Workspaces are excellent for:

* Environment separation (dev, staging, prod)
    
* Small-to-medium projects
    
* Teams sharing the same codebase
    

They are not ideal for:

* Completely different architectures per environment
    
* Very large organizations with strict account separation
    
* Scenarios requiring separate Terraform repos
    

Understanding this trade-off is part of using Terraform responsibly.

### The Real Lesson of Day 7

Day 7 isn’t about memorizing workspace commands.

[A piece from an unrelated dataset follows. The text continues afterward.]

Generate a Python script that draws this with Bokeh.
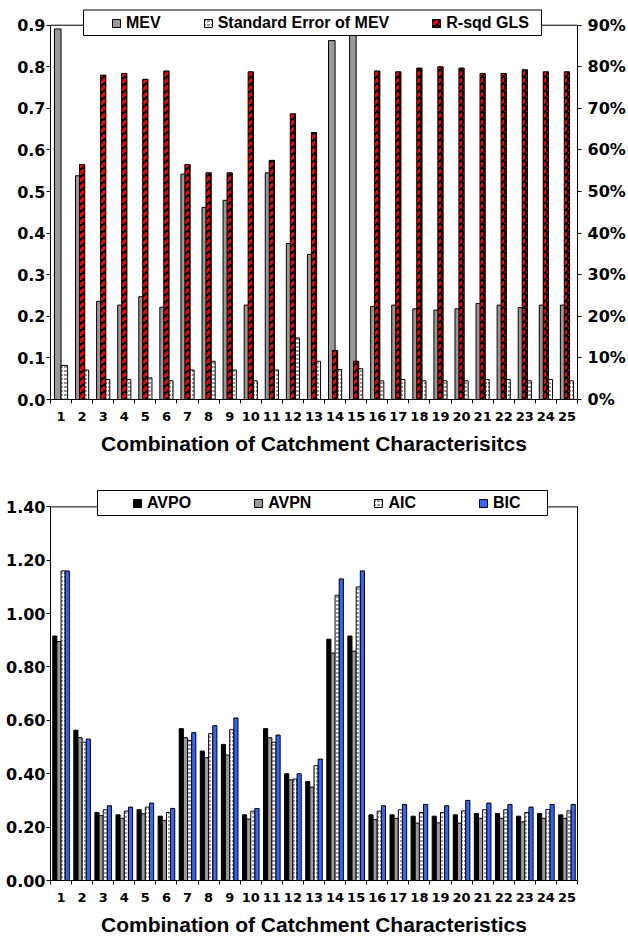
import numpy as np
from bokeh.plotting import figure
from bokeh.models import (Range1d, LinearAxis, FixedTicker, NumeralTickFormatter,
                          Legend, LegendItem, BoxAnnotation, Span)
from bokeh.layouts import column
from bokeh.embed import file_html
from bokeh.resources import INLINE

# ---------------- data ----------------
categories = [str(i) for i in range(1, 26)]

# top chart
mev = [0.891, 0.538, 0.236, 0.227, 0.247, 0.222, 0.542, 0.462, 0.479, 0.227,
       0.545, 0.375, 0.349, 0.863, 0.895, 0.224, 0.227, 0.218, 0.215, 0.218,
       0.231, 0.227, 0.221, 0.227, 0.227]
se_mev = [0.082, 0.071, 0.048, 0.048, 0.052, 0.045, 0.071, 0.092, 0.071, 0.045,
          0.071, 0.148, 0.092, 0.072, 0.074, 0.045, 0.048, 0.045, 0.045, 0.045,
          0.048, 0.048, 0.045, 0.048, 0.045]
rsq_gls = [None, 0.565, 0.780, 0.784, 0.770, 0.790, 0.565, 0.545, 0.545, 0.788,
           0.575, 0.687, 0.642, 0.118, 0.092, 0.790, 0.788, 0.797, 0.800, 0.797,
           0.784, 0.784, 0.793, 0.788, 0.788]
top_ticks = [0.0, 0.1, 0.2, 0.3, 0.4, 0.5, 0.6, 0.7, 0.8, 0.9]
top_max = 0.9

# bottom chart
avpo = [0.916, 0.563, 0.255, 0.246, 0.265, 0.241, 0.569, 0.485, 0.510, 0.246,
        0.569, 0.400, 0.371, 0.904, 0.916, 0.246, 0.246, 0.241, 0.241, 0.246,
        0.251, 0.251, 0.241, 0.251, 0.246]
avpn = [0.895, 0.535, 0.243, 0.233, 0.250, 0.225, 0.535, 0.460, 0.470, 0.230,
        0.535, 0.377, 0.350, 0.852, 0.859, 0.228, 0.233, 0.215, 0.216, 0.215,
        0.233, 0.233, 0.220, 0.233, 0.233]
aic = [1.160, 0.518, 0.265, 0.260, 0.275, 0.255, 0.525, 0.550, 0.565, 0.260,
       0.518, 0.380, 0.430, 1.069, 1.100, 0.260, 0.265, 0.255, 0.255, 0.261,
       0.265, 0.265, 0.255, 0.266, 0.261]
bic = [1.160, 0.530, 0.280, 0.275, 0.290, 0.270, 0.554, 0.580, 0.609, 0.270,
       0.545, 0.400, 0.455, 1.130, 1.160, 0.280, 0.285, 0.285, 0.280, 0.300,
       0.290, 0.285, 0.275, 0.285, 0.285]
bottom_ticks = [0.0, 0.2, 0.4, 0.6, 0.8, 1.0, 1.2, 1.4]
bottom_max = 1.4

# ---------------- helpers ----------------
n = len(categories)
x = np.arange(1, n + 1, dtype=float)
cat_ticks = list(x)
cat_bounds = list(np.arange(0.5, n + 1.0, 1.0))
overrides = {int(v): c for v, c in zip(x, categories)}

TICK_FONT = "DejaVu Sans"
TEXT_FONT = "Liberation Sans"


def style_x(ax, title):
    ax.ticker = FixedTicker(ticks=cat_ticks, minor_ticks=cat_bounds)
    ax.major_label_overrides = overrides
    ax.major_tick_in = 0
    ax.major_tick_out = 0
    ax.minor_tick_in = 0
    ax.minor_tick_out = 4
    ax.minor_tick_line_color = "black"
    ax.axis_line_color = "black"
    ax.major_label_text_font = TICK_FONT
    ax.major_label_text_font_style = "bold"
    ax.major_label_text_font_size = "13px"
    ax.major_label_text_color = "black"
    ax.major_label_standoff = 8
    ax.axis_label = title
    ax.axis_label_text_font = TEXT_FONT
    ax.axis_label_text_font_style = "bold"
    ax.axis_label_text_font_size = "21px"
    ax.axis_label_text_color = "black"
    ax.axis_label_standoff = 8


def style_y(ax, ticks, fmt, standoff, top):
    ax.ticker = FixedTicker(ticks=ticks)
    ax.formatter = NumeralTickFormatter(format=fmt)
    ax.bounds = (0, top)
    ax.major_tick_in = 0
    ax.major_tick_out = 4
    ax.major_tick_line_color = "black"
    ax.minor_tick_line_color = None
    ax.axis_line_color = "black"
    ax.major_label_text_font = TICK_FONT
    ax.major_label_text_font_style = "bold"
    ax.major_label_text_font_size = "16px"
    ax.major_label_text_color = "black"
    ax.major_label_standoff = standoff


def make_fig(border_top, border_bottom, border_right, y_end):
    p = figure(width=628, height=470, x_range=Range1d(0.5, n + 0.5),
               y_range=Range1d(0, y_end), output_backend="svg",
               toolbar_location=None, min_border_left=50,
               min_border_right=border_right, min_border_top=border_top,
               min_border_bottom=border_bottom)
    p.xgrid.visible = False
    p.ygrid.visible = False
    p.outline_line_color = None
    p.background_fill_color = "white"
    p.border_fill_color = "white"
    return p


# ---------------- top chart ----------------
# frame extends a little above the 0.9 line so the legend box can straddle it
p1 = make_fig(6, 71, 50, 0.945)
p1.extra_y_ranges = {"pct": Range1d(0, 0.945)}

wp = 0.3125
r_mev = p1.vbar(x=x - wp / 2, top=mev, width=wp, fill_color="#999999",
                line_color="black", line_width=1)
r_se = p1.vbar(x=x + wp / 2, top=se_mev, width=wp, fill_color="white",
               line_color="black", line_width=1, hatch_pattern="horizontal_dash",
               hatch_color="black", hatch_scale=4, hatch_weight=1, hatch_alpha=0.8)
rsq_arr = np.array([np.nan if v is None else v for v in rsq_gls], dtype=float)
r_rsq = p1.vbar(x=x, top=rsq_arr, width=0.25, y_range_name="pct",
                fill_color="black", line_color="black", line_width=1,
                hatch_pattern="right_diagonal_dash", hatch_color="#FF0000",
                hatch_scale=7, hatch_weight=3.2)

style_x(p1.xaxis[0], "Combination of Catchment Characterisitcs")
style_y(p1.yaxis[0], top_ticks, "0.0", 1, top_max)
right_ax = LinearAxis(y_range_name="pct")
p1.add_layout(right_ax, "right")
style_y(right_ax, top_ticks, "0%", 6, top_max)

p1.add_layout(Span(location=top_max, dimension="width", line_color="black",
                   line_width=1))
box1 = BoxAnnotation(left=83, right=541, top=9.5, bottom=35,
                     left_units="canvas", right_units="canvas",
                     top_units="canvas", bottom_units="canvas",
                     fill_color="white", fill_alpha=1, line_color="black",
                     line_width=1, line_alpha=1)
p1.add_layout(box1)
leg1 = Legend(items=[LegendItem(label="MEV", renderers=[r_mev]),
                     LegendItem(label="Standard Error of MEV", renderers=[r_se]),
                     LegendItem(label="R-sqd GLS", renderers=[r_rsq])],
              orientation="horizontal", location=(61, 367.5), padding=0,
              spacing=42, glyph_width=10, glyph_height=10, label_standoff=5,
              label_text_font=TEXT_FONT, label_text_font_style="bold",
              label_text_font_size="16px", label_text_color="black",
              border_line_color=None, background_fill_alpha=0, margin=0)
p1.add_layout(leg1)

# ---------------- bottom chart ----------------
p2 = make_fig(15, 60, 19, 1.48)
wb = 0.197
offs = [-1.5 * wb, -0.5 * wb, 0.5 * wb, 1.5 * wb]
r_avpo = p2.vbar(x=x + offs[0], top=avpo, width=wb, fill_color="black",
                 line_color="black", line_width=1)
r_avpn = p2.vbar(x=x + offs[1], top=avpn, width=wb, fill_color="#999999",
                 line_color="black", line_width=1)
r_aic = p2.vbar(x=x + offs[2], top=aic, width=wb, fill_color="white",
                line_color="black", line_width=1, hatch_pattern="horizontal_dash",
                hatch_color="black", hatch_scale=4, hatch_weight=1, hatch_alpha=0.8)
r_bic = p2.vbar(x=x + offs[3], top=bic, width=wb, fill_color="#3366FF",
                line_color="black", line_width=1)

style_x(p2.xaxis[0], "Combination of Catchment Characteristics")
style_y(p2.yaxis[0], bottom_ticks, "0.00", 1, bottom_max)
# right border of the plot area (line only)
rb = LinearAxis(ticker=FixedTicker(ticks=[]), bounds=(0, bottom_max),
                axis_line_color="black", major_tick_line_color=None,
                minor_tick_line_color=None)
p2.add_layout(rb, "right")

p2.add_layout(Span(location=bottom_max, dimension="width", line_color="black",
                   line_width=1))
box2 = BoxAnnotation(left=97, right=547, top=20, bottom=45,
                     left_units="canvas", right_units="canvas",
                     top_units="canvas", bottom_units="canvas",
                     fill_color="white", fill_alpha=1, line_color="black",
                     line_width=1, line_alpha=1)
p2.add_layout(box2)
leg2 = Legend(items=[LegendItem(label="AVPO", renderers=[r_avpo]),
                     LegendItem(label="AVPN", renderers=[r_avpn]),
                     LegendItem(label="AIC", renderers=[r_aic]),
                     LegendItem(label="BIC", renderers=[r_bic])],
              orientation="horizontal", location=(82, 368.5), padding=0,
              spacing=62, glyph_width=10, glyph_height=10, label_standoff=5,
              label_text_font=TEXT_FONT, label_text_font_style="bold",
              label_text_font_size="16px", label_text_color="black",
              border_line_color=None, background_fill_alpha=0, margin=0)
p2.add_layout(leg2)

layout = column(p1, p2, spacing=0)
open("out.html", "w").write(file_html(layout, INLINE))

It’s about **thinking in environments**.

Instead of writing different code for different environments, you design infrastructure that:

* Adapts based on context
    
* Isolates risk through state separation
    
* Encourages consistency
    

That mindset is what allows Terraform to scale beyond personal labs into real systems.

### Takeaway

Day 7 introduced a critical Terraform capability:

1. **Workspaces separate state, not code**
    
2. **The same configuration can safely manage multiple environments**
    
3. **Combining workspaces with variables and remote state enables production-grade workflows**
    

With workspaces, Terraform moves from “infrastructure provisioning” to **environment management** — a key milestone in any DevOps journey.